> INSTRUCTIONS TO FOLLOW: Every line from the one holding "Clone this diagram in TikZ." through the one holding "minimum width=149pt, minimum" should be returned exactly, both included; the pictures should not.

> RECORDED DATA:

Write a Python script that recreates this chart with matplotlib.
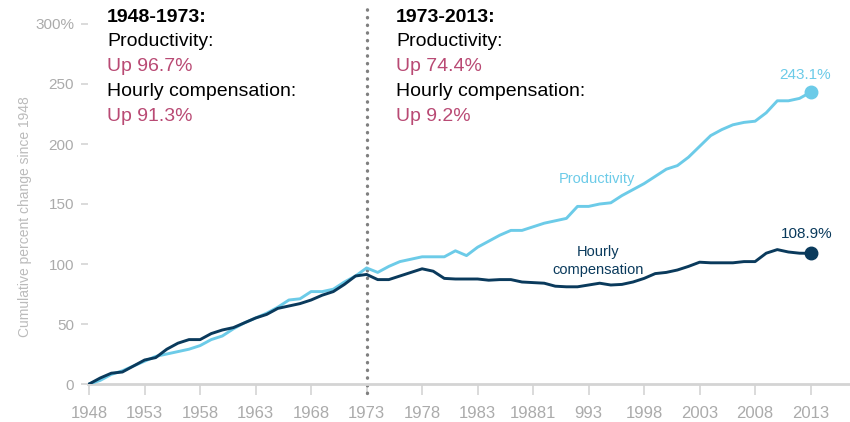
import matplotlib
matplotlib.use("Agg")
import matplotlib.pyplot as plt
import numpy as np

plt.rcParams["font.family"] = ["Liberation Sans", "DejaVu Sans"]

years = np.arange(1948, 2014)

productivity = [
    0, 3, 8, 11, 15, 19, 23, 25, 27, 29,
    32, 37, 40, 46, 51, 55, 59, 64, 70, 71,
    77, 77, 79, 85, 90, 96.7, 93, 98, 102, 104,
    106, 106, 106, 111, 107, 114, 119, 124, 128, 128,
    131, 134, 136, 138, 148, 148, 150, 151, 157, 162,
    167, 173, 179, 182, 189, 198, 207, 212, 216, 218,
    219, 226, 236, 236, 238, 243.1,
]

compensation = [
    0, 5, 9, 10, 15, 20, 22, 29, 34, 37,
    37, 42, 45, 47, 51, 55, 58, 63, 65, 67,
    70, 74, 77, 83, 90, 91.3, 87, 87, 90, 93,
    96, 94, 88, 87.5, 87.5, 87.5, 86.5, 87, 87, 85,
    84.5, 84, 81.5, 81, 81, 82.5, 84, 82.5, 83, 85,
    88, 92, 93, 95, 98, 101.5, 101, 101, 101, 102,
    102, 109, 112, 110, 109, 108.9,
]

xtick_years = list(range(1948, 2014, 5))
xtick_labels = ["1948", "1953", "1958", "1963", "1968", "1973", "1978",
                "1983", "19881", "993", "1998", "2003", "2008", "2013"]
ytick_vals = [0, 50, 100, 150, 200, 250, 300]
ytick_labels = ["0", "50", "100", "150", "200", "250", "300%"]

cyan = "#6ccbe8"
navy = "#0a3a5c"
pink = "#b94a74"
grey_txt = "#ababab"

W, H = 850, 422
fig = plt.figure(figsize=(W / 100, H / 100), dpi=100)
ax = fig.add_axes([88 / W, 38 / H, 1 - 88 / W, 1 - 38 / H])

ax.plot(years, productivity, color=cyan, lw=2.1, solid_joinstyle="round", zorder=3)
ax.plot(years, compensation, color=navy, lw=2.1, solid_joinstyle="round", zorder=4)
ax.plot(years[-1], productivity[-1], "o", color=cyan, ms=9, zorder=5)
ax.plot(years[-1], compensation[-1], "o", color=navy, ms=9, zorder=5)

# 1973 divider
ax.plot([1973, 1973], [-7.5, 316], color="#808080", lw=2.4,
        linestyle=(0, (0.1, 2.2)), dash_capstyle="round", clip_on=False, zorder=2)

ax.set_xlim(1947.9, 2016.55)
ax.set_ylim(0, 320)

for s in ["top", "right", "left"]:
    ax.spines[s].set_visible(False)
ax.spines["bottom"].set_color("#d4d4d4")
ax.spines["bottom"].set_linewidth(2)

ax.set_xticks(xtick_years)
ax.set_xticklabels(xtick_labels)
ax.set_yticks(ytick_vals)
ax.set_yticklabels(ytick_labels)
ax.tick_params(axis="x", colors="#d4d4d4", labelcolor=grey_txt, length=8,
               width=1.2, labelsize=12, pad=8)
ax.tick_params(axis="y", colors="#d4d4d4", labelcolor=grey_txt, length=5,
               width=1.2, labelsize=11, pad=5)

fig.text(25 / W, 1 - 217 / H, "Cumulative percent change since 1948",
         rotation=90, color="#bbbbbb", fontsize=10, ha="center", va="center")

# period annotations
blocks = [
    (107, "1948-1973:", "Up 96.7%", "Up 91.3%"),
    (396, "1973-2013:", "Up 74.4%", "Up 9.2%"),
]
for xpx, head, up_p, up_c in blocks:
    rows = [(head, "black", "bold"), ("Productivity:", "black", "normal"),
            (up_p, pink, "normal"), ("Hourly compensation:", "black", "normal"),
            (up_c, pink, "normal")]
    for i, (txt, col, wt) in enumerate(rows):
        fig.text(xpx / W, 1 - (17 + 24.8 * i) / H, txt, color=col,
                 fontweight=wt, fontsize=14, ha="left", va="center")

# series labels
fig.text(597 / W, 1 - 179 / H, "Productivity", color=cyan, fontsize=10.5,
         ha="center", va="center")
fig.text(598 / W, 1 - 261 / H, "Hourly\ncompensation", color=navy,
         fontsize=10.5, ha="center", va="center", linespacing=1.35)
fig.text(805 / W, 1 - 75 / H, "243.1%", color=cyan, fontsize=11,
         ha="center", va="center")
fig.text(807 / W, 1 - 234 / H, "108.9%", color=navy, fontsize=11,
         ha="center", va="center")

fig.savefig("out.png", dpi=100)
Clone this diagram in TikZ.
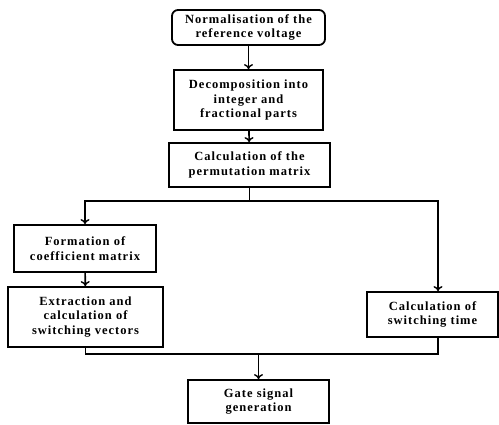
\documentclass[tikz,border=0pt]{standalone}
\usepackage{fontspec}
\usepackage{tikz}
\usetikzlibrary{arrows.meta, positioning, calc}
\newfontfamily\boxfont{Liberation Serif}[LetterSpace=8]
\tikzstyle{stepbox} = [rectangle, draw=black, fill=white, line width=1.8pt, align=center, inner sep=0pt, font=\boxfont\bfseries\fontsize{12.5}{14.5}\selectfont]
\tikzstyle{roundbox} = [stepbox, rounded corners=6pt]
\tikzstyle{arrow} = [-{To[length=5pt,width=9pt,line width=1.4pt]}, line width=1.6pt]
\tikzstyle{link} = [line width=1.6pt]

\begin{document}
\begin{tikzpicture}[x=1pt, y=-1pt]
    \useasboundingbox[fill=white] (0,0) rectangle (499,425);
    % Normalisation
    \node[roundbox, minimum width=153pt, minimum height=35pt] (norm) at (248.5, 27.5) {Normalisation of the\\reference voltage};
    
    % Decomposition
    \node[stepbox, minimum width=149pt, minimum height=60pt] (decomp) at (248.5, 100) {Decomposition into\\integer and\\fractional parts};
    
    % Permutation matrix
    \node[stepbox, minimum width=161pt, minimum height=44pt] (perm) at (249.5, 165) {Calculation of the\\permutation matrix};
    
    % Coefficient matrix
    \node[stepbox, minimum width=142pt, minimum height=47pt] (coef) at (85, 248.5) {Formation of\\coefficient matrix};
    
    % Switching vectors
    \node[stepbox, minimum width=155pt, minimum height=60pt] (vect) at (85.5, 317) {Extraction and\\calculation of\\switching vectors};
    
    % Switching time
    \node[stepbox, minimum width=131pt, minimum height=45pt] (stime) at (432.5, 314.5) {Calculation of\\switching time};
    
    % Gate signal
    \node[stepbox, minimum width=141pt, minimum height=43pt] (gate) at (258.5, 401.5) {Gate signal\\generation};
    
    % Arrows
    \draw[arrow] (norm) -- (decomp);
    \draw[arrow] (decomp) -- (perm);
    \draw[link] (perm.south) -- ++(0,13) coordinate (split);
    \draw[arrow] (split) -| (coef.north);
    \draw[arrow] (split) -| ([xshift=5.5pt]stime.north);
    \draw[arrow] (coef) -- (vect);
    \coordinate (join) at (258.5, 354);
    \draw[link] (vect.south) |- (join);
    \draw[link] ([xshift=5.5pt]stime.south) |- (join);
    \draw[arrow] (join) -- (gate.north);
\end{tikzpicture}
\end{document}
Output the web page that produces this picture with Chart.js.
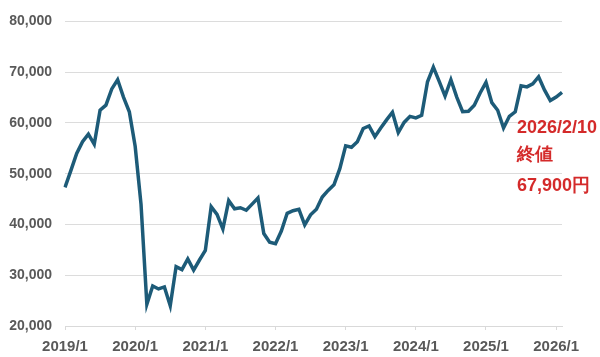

> TASK OUTPUT:
Clone this diagram in TikZ.
\documentclass[tikz,border=0pt]{standalone}
\usepackage{fontspec}
\usepackage{tikz}
\usetikzlibrary{arrows.meta, positioning, calc}
\newfontfamily\boxfont{Liberation Serif}[LetterSpace=8]
\tikzstyle{stepbox} = [rectangle, draw=black, fill=white, line width=1.8pt, align=center, inner sep=0pt, font=\boxfont\bfseries\fontsize{12.5}{14.5}\selectfont]
\tikzstyle{roundbox} = [stepbox, rounded corners=6pt]
\tikzstyle{arrow} = [-{To[length=5pt,width=9pt,line width=1.4pt]}, line width=1.6pt]
\tikzstyle{link} = [line width=1.6pt]

\begin{document}
\begin{tikzpicture}[x=1pt, y=-1pt]
    \useasboundingbox[fill=white] (0,0) rectangle (499,425);
    % Normalisation
    \node[roundbox, minimum width=153pt, minimum height=35pt] (norm) at (248.5, 27.5) {Normalisation of the\\reference voltage};
    
    % Decomposition
    \node[stepbox, minimum width=149pt, minimum height=60pt] (decomp) at (248.5, 100) {Decomposition into\\integer and\\fractional parts};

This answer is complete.